> [Exercise task] Starting with the first line of the listing, quote each line exactly until and including the one with "const yTicksHamming = [0, 10, 20, 30];", leaving pictures out.

> [Given data]
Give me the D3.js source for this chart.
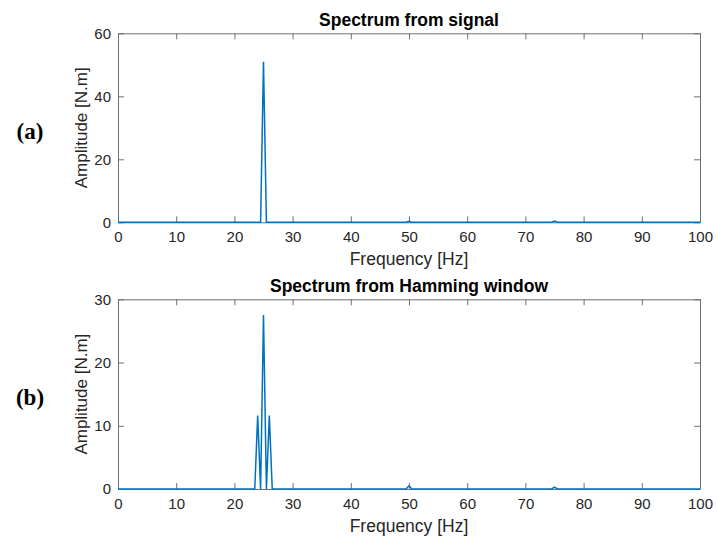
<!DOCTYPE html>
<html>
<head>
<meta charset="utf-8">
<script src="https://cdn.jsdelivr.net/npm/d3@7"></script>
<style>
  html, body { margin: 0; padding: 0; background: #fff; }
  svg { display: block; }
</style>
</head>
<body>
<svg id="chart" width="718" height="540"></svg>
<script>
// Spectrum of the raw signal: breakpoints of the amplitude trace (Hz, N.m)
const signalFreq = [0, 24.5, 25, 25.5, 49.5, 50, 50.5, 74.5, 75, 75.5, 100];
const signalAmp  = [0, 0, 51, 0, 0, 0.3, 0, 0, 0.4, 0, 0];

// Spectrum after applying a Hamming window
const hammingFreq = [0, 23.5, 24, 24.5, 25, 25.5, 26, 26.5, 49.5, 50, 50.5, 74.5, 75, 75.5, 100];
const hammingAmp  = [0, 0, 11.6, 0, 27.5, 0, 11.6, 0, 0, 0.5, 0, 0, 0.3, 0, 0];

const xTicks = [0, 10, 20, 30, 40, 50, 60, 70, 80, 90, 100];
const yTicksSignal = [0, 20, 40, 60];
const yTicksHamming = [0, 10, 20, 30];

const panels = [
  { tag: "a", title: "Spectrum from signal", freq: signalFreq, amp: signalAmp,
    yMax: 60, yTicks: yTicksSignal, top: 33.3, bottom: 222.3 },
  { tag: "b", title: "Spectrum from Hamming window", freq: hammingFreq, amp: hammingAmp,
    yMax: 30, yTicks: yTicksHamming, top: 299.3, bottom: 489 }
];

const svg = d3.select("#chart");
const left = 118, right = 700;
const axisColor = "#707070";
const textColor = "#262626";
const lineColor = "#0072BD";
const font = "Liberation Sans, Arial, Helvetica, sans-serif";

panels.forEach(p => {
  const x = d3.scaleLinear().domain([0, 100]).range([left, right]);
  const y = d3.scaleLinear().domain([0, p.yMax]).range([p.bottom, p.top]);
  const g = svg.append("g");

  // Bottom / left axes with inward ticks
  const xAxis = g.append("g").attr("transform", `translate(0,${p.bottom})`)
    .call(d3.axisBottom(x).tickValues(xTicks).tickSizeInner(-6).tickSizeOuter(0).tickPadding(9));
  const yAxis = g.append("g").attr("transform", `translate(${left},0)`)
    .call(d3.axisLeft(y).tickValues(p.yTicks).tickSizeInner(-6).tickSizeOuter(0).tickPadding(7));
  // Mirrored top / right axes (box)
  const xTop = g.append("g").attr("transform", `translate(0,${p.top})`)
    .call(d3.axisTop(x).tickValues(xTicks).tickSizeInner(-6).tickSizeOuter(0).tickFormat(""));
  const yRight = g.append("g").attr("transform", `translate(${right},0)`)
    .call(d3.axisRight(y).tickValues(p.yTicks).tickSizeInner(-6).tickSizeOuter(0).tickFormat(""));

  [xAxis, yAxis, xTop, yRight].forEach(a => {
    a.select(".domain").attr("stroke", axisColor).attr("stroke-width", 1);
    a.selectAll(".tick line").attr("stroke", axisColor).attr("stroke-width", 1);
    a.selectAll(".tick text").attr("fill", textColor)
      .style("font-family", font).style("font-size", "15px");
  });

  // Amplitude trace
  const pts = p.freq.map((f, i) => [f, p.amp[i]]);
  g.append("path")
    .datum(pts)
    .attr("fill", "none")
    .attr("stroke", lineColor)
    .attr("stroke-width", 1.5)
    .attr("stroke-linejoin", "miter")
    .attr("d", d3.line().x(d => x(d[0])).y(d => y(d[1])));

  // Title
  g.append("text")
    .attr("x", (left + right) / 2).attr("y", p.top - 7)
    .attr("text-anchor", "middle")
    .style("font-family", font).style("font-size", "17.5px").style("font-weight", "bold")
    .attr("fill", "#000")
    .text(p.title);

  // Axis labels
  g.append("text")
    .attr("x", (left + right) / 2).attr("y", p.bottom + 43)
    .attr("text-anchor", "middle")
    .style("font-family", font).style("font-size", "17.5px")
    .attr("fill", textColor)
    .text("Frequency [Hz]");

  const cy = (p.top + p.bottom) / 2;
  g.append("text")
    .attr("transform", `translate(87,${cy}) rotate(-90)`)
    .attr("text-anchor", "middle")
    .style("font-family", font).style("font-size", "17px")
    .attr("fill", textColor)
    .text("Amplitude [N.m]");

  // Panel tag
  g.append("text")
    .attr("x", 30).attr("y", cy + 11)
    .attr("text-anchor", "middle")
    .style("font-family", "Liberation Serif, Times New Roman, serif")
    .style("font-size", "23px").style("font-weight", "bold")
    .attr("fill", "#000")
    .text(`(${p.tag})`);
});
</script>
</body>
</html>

> [Result of the task]
Give me the D3.js source for this chart.
<!DOCTYPE html>
<html>
<head>
<meta charset="utf-8">
<script src="https://cdn.jsdelivr.net/npm/d3@7"></script>
<style>
  html, body { margin: 0; padding: 0; background: #fff; }
  svg { display: block; }
</style>
</head>
<body>
<svg id="chart" width="718" height="540"></svg>
<script>
// Spectrum of the raw signal: breakpoints of the amplitude trace (Hz, N.m)
const signalFreq = [0, 24.5, 25, 25.5, 49.5, 50, 50.5, 74.5, 75, 75.5, 100];
const signalAmp  = [0, 0, 51, 0, 0, 0.3, 0, 0, 0.4, 0, 0];

// Spectrum after applying a Hamming window
const hammingFreq = [0, 23.5, 24, 24.5, 25, 25.5, 26, 26.5, 49.5, 50, 50.5, 74.5, 75, 75.5, 100];
const hammingAmp  = [0, 0, 11.6, 0, 27.5, 0, 11.6, 0, 0, 0.5, 0, 0, 0.3, 0, 0];

const xTicks = [0, 10, 20, 30, 40, 50, 60, 70, 80, 90, 100];
const yTicksSignal = [0, 20, 40, 60];
const yTicksHamming = [0, 10, 20, 30];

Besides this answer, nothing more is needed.